Cuando el niño o la niña son pequeños, no tienen bastante
información del mundo. Se basan en la observación de las reacciones de los
padres para saber cuándo hay un peligro. Escuchan sus advertencias, y las creen
a “pies juntillas”. A esto lo llamamos “tragarse la información sin masticar”.
Si observamos a los cachorros de los animales, aprenden
por imitación de las madres (o padres). Los antílopes y herbívoros en general,
aprenden a saber cuándo hay un peligro imitando a la madre. De una forma
similar, el bebé observa las reacciones de los padres y “aprende” de sus
miedos.
A medida que el niño gana en autonomía, va recibiendo
mensajes verbales y no verbales que le advierten del peligro: aprende a cruzar
una calle, a ir solo a comprar, a quedarse solo en casa y a no abrir la puerta
a los desconocidos, etc.
Pero, ¿qué pasa cuando hay un padre o madre excesivamente
ansiosos? De aquellos que, el hijo tiene 20 años y aún le recuerda cada día que
debe cruzar por el semáforo...
A menudo me encuentro en la consulta con personas que
viven limitadas por culpa de sus miedos. Acostumbran a ser miedos irracionales,
a peligros imaginarios, a “por si acaso”. Personas que no pueden salir solas de
noche (por miedo a que les pase “algo”), no irían nunca de viaje solos, no
pueden dormir en una casa si no hay alguien más, etc. Invariablemente, detrás
de estas personas, acostumbra a haber un padre o madre muy ansioso, de aquellos
“sufridores”, que estaban despiertos esperando a que los hijos volvieran a
casa, que sufren por todo. Los hijos e hijas, de alguna manera, introducen en
su interior esta sensación de “peligro”, de que les puede pasar algo
desconocido e incontrolable. Este miedo, irracional, al peligro potencial, va
limitando a la persona, que, sin darse cuenta, va reduciendo su marco de
acción, deja de salir de noche, deja de hacer cosas sola, cree necesitar la
compañía de alguien para hacer las cosas, etc.

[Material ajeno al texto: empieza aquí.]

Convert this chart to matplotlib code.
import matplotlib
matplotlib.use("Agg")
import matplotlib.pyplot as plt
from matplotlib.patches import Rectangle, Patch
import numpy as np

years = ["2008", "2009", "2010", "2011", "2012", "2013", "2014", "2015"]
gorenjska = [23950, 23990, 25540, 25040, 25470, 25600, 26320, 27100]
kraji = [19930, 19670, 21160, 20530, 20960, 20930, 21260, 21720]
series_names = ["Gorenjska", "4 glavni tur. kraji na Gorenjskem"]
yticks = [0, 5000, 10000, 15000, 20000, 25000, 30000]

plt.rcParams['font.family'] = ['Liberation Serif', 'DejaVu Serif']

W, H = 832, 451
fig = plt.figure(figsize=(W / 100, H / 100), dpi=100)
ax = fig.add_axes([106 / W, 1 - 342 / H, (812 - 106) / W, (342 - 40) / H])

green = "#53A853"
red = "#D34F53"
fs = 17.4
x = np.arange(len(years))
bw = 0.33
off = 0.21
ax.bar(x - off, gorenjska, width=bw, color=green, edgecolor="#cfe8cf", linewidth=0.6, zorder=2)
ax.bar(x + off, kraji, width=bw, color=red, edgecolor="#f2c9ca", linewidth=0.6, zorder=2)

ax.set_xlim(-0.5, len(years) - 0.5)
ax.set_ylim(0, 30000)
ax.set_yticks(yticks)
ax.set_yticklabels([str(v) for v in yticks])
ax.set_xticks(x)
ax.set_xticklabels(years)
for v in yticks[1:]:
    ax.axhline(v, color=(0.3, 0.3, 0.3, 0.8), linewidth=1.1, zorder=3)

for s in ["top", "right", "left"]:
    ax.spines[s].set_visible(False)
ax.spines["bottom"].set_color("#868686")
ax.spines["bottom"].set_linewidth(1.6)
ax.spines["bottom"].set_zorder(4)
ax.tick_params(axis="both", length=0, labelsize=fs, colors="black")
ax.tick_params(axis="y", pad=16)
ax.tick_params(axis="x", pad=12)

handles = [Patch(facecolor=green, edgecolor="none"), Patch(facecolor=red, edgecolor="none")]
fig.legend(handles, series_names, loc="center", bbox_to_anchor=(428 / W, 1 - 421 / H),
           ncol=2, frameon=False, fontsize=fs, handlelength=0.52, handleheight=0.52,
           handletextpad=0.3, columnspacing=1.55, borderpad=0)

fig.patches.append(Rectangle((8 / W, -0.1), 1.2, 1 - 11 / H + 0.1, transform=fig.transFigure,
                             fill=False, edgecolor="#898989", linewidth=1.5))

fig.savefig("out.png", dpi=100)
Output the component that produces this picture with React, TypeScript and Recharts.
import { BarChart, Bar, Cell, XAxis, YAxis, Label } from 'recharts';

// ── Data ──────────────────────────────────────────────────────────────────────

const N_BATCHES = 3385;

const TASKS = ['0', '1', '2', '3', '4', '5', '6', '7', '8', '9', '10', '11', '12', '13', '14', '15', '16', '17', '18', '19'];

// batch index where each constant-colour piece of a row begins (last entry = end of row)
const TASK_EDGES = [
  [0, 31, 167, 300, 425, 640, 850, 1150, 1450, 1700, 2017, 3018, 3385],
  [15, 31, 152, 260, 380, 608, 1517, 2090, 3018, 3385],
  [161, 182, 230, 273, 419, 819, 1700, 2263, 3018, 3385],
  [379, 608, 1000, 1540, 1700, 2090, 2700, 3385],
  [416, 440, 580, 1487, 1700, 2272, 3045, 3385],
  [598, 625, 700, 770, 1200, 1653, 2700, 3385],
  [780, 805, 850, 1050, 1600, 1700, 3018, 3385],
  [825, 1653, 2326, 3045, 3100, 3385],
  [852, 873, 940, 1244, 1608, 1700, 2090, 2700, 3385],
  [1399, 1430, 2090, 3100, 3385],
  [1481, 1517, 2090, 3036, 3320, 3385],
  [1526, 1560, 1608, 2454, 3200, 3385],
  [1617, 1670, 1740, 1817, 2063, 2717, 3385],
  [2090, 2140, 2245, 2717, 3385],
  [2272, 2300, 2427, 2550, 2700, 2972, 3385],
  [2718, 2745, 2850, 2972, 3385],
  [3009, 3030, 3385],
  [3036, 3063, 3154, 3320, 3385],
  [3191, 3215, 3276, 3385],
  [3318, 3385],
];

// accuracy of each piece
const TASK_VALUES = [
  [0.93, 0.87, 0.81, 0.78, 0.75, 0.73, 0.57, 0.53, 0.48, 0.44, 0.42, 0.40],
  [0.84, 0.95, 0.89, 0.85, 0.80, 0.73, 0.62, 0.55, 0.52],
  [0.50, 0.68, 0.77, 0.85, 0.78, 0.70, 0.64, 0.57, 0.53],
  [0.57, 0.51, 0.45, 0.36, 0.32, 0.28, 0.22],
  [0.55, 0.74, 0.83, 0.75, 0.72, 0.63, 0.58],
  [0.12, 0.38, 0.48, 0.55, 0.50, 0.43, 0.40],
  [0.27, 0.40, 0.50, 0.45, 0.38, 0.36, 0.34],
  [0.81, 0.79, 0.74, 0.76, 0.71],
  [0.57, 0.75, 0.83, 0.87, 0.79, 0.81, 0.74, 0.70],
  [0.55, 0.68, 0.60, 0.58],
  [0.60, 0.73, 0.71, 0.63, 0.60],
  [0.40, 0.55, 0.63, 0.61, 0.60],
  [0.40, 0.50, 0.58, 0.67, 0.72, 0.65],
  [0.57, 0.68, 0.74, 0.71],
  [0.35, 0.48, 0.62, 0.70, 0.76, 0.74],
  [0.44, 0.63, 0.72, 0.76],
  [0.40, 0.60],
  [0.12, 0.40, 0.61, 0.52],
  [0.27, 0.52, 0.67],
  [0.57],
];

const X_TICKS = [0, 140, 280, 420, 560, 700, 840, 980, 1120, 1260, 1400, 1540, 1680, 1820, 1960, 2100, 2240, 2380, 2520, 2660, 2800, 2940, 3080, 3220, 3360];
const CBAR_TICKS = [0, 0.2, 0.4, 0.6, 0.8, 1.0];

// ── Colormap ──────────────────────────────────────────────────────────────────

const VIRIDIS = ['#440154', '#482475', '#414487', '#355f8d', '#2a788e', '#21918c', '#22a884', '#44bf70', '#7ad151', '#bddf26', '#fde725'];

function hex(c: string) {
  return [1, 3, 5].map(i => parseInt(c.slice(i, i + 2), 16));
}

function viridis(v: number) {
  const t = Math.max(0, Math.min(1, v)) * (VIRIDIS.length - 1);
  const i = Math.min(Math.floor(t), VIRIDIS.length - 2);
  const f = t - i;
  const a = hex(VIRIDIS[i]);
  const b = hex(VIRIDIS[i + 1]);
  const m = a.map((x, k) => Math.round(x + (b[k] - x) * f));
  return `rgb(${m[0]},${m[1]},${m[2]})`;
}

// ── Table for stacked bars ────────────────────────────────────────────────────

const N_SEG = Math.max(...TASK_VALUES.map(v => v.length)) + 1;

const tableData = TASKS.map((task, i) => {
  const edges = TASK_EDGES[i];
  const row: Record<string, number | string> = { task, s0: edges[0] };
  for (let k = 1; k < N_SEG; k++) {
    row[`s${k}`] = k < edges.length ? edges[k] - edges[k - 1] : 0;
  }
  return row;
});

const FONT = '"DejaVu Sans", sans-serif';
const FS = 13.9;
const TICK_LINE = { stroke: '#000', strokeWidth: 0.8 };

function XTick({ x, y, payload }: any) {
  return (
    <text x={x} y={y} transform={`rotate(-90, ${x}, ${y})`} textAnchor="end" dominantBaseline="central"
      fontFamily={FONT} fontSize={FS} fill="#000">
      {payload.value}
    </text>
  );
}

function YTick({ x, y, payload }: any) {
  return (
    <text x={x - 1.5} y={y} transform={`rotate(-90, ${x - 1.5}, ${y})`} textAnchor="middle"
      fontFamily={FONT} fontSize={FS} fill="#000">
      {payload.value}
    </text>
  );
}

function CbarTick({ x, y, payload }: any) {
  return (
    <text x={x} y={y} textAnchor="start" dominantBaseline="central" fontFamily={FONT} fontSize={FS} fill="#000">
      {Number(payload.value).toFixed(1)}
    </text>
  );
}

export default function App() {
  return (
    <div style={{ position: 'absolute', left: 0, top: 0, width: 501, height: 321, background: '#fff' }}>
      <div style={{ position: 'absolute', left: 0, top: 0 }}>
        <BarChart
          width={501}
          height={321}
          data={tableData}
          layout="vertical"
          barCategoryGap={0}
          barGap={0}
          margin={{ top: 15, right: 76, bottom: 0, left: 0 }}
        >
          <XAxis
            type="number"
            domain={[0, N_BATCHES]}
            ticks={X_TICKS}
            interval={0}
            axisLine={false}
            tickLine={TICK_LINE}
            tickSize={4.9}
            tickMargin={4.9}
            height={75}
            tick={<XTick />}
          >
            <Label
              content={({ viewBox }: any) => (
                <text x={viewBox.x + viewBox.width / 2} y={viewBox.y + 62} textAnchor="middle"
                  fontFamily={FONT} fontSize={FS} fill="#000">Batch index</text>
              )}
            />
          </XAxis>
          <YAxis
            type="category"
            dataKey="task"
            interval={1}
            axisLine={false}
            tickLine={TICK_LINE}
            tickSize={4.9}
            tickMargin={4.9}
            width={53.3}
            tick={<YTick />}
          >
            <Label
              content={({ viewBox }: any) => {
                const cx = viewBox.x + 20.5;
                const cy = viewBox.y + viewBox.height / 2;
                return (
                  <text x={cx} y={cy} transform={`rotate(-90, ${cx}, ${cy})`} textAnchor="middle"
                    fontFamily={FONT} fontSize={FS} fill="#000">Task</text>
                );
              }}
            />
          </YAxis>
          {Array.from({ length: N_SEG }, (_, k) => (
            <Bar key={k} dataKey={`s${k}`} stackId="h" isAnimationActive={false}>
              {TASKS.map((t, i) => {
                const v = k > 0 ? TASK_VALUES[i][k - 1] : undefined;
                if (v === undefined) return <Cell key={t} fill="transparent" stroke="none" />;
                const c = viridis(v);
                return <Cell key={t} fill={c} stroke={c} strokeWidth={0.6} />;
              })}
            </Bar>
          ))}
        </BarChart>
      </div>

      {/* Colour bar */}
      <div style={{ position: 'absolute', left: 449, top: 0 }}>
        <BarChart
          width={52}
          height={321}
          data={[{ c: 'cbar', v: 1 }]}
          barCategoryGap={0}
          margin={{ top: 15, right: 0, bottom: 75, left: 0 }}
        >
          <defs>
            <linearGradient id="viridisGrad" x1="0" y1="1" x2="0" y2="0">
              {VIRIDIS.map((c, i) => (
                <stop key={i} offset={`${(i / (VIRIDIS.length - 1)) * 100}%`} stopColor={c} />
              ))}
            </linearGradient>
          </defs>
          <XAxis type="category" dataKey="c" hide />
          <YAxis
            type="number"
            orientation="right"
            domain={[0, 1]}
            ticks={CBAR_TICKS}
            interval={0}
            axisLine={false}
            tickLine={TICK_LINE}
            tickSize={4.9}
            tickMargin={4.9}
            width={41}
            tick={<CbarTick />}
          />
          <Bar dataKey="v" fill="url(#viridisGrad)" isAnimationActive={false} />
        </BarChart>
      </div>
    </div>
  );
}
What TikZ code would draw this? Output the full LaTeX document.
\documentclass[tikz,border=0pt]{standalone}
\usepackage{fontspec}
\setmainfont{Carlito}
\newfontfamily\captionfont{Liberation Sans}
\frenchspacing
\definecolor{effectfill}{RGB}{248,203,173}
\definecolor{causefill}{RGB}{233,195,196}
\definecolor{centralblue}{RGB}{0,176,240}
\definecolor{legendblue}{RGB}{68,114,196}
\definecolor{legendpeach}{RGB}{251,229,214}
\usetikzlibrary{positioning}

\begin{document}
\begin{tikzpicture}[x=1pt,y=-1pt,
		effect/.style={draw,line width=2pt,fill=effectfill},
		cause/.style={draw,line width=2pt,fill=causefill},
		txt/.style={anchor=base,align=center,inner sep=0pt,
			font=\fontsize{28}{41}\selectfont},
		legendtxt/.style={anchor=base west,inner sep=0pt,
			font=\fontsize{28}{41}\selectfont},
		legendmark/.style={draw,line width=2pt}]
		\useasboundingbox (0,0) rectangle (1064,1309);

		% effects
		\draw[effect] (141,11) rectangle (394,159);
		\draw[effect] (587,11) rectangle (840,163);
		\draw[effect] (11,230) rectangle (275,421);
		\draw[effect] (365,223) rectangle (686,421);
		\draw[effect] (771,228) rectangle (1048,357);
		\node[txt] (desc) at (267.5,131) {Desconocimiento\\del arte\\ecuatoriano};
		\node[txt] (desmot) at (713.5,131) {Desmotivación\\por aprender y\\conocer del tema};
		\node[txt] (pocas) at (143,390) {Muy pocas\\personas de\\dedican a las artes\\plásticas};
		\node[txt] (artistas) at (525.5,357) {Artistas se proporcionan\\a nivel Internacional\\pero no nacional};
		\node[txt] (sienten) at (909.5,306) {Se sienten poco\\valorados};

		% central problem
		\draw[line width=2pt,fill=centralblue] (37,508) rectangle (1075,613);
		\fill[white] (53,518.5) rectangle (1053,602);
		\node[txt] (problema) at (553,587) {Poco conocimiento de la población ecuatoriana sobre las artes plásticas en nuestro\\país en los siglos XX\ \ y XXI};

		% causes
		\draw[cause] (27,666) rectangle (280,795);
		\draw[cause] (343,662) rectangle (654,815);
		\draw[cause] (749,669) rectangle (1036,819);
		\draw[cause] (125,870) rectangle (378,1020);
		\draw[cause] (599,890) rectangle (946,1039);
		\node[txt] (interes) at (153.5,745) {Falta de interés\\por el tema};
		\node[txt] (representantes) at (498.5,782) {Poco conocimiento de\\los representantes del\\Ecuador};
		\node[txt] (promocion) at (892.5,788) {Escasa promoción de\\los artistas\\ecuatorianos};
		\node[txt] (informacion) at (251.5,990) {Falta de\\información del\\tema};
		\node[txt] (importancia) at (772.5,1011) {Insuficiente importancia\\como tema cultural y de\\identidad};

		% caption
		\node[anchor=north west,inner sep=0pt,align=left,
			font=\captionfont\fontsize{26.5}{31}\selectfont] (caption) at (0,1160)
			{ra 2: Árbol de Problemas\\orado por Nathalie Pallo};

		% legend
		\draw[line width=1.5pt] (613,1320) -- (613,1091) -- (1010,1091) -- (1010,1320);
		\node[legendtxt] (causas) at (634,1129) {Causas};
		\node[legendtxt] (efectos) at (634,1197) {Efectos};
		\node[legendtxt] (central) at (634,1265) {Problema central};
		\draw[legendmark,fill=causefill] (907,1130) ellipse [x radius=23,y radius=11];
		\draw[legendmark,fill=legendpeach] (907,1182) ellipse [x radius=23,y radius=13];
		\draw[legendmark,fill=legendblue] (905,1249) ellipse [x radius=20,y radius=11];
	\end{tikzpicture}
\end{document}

Es difícil deshacer este mecanismo. Primeramente,
tendremos que tomar conciencia de cuáles son nuestras limitaciones y cuál es el
mensaje que hay detrás: por ejemplo, “no puedo llegar a casa más tarde de las
10”. Mi madre, si llegaba tarde, estaba deshecha de los nervios, me echaba una
bronca terrible y me hacía sentir culpable de su sufrimiento, etc.
En segundo lugar, valoremos cual es el peligro real. Es
decir, cuánta gente sale de noche, de forma habitual, y no les pasa nada de
nada. Quizá no es recomendable pasear por según qué barrios de noche, pero,
probablemente, en mi barrio, a mis vecinos que trabajan hasta tarde o que les
gusta la “sesión golfa” del cine, no les ha pasado nunca nada. Pidamos
información real para confrontar nuestras “creencias”, para ver si tienen un
fundamento real o no. A partir de aquí, probemos, ensayemos, y aprendamos de
nuestra propia experiencia. Siempre hay peligros potenciales, incluso
quedándonos encerrados en casa, pero debemos valorar las probabilidades de que
pase aquello que tememos. La mayoría de los atracos y robos, acostumbran a ser
de día, por ejemplo.
Esto es extensivo al miedo a los perros (los perros no se
dedican a ir mordiendo a la gente por la calle), a las agresiones sexuales (la
inmensa mayoría de la población no lo haría nunca), por poner algunos de los
ejemplos más frecuentes.
En resumen, analicemos, desde nuestro razonamiento, qué
parte de peligro real hay y qué parte proviene de la ansiedad excesiva
transmitida por parte de nuestros padres.